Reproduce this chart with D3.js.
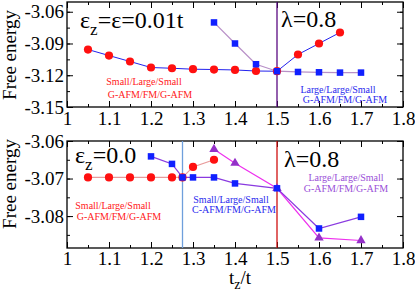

.....

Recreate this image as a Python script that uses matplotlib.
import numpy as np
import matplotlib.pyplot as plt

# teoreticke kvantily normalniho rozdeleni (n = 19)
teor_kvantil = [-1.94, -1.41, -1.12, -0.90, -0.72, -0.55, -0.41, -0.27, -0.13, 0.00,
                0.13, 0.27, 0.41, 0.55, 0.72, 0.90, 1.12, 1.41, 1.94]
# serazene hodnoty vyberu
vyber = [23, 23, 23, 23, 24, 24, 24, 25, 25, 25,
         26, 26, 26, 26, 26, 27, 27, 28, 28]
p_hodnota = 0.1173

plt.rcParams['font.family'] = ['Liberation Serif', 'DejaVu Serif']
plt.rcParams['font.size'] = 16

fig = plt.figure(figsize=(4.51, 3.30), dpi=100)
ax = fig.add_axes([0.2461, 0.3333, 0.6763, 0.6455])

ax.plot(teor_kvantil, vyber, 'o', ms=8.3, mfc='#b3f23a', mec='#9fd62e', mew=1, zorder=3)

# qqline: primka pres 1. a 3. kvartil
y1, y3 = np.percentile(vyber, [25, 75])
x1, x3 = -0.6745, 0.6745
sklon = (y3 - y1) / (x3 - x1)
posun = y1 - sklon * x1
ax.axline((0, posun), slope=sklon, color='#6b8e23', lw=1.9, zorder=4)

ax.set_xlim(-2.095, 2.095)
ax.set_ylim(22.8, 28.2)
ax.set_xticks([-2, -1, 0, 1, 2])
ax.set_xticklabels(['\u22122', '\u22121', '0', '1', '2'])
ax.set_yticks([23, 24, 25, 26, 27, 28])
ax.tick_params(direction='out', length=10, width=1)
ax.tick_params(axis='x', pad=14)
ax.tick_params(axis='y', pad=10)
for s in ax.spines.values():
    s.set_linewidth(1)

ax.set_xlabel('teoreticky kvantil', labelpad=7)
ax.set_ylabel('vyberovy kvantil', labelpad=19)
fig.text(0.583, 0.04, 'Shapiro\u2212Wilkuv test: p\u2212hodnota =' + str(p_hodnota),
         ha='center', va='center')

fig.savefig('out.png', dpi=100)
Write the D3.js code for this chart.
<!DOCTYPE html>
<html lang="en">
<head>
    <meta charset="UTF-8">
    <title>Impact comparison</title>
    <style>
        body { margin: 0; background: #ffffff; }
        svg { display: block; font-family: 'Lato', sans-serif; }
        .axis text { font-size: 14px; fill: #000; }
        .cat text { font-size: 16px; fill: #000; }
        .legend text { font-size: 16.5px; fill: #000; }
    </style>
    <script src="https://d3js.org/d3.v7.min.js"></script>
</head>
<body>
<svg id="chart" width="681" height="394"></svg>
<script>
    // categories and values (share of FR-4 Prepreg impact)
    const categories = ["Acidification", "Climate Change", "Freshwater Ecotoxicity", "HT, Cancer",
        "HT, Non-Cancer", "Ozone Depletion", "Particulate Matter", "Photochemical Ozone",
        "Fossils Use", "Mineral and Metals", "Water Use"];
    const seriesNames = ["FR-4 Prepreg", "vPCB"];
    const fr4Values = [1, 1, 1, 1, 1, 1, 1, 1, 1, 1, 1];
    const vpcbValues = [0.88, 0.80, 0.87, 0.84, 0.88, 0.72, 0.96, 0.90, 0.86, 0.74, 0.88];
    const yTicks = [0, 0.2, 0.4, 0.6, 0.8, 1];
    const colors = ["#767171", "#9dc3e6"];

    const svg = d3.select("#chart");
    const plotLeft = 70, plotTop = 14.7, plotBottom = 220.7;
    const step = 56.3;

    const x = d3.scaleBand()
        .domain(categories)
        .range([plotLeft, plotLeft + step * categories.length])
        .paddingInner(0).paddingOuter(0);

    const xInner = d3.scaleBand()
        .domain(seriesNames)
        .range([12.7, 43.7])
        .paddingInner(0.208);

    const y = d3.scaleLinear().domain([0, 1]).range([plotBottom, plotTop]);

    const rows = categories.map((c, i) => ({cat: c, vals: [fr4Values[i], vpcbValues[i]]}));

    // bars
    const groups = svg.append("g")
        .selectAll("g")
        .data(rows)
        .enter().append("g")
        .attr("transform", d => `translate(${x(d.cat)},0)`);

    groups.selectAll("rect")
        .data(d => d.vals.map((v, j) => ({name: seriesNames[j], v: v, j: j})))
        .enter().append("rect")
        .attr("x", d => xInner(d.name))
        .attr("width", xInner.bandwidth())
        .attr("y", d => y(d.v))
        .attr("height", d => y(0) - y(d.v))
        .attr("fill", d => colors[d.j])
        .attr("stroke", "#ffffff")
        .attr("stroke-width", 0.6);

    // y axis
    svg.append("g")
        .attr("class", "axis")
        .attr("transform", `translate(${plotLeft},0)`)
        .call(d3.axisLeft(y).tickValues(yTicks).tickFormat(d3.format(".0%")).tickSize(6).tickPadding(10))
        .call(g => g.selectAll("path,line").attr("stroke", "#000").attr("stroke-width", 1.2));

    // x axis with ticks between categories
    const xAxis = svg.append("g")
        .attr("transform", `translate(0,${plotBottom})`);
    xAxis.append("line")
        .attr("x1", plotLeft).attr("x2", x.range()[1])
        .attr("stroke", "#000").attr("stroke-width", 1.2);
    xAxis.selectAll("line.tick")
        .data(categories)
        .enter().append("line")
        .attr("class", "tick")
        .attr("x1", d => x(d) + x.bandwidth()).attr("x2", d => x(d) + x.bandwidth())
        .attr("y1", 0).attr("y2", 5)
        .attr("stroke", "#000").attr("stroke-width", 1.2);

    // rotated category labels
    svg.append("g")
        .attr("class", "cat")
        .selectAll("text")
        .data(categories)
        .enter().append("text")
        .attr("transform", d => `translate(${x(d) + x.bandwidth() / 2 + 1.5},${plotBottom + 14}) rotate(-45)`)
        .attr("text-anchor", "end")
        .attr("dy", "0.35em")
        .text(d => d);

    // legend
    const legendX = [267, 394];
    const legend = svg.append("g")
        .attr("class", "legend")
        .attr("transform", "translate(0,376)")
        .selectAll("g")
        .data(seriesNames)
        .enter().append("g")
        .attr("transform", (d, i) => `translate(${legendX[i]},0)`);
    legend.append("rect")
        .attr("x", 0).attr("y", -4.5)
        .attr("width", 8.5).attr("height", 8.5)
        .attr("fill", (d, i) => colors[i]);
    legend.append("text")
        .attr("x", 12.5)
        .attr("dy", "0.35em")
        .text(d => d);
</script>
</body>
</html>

.....

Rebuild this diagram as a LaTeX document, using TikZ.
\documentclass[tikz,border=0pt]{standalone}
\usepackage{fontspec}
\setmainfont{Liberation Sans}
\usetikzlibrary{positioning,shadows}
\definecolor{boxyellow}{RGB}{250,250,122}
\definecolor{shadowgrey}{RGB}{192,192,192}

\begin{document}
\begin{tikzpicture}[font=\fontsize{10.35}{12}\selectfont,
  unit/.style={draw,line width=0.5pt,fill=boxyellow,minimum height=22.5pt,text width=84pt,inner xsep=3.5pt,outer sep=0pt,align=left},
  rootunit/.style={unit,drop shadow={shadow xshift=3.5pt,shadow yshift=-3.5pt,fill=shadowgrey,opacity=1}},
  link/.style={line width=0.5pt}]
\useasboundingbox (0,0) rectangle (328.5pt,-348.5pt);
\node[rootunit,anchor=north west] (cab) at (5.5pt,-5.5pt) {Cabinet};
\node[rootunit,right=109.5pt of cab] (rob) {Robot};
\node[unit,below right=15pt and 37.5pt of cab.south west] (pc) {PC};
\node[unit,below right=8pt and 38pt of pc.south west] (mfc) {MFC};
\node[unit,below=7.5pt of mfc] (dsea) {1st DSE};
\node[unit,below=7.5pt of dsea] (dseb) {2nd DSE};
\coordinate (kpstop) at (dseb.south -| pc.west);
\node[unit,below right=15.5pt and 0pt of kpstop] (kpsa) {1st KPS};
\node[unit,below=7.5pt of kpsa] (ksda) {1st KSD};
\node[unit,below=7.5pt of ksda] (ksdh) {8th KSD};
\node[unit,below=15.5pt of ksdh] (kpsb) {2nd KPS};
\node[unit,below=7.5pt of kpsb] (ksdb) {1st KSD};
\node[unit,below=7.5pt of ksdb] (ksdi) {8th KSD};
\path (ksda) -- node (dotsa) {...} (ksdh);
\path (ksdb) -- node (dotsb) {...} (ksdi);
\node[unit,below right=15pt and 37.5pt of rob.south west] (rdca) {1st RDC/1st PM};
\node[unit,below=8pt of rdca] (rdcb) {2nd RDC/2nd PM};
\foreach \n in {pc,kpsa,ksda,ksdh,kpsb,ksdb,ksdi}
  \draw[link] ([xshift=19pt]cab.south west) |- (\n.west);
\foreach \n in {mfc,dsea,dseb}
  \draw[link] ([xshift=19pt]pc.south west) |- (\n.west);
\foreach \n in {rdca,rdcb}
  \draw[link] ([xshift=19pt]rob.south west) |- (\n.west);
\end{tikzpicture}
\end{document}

.....

Gather every line from the listing above in which the word "this" appears.

Reproduce this chart with D3.js.
Recreate this image as a Python script that uses matplotlib.
Write the D3.js code for this chart.
Rebuild this diagram as a LaTeX document, using TikZ.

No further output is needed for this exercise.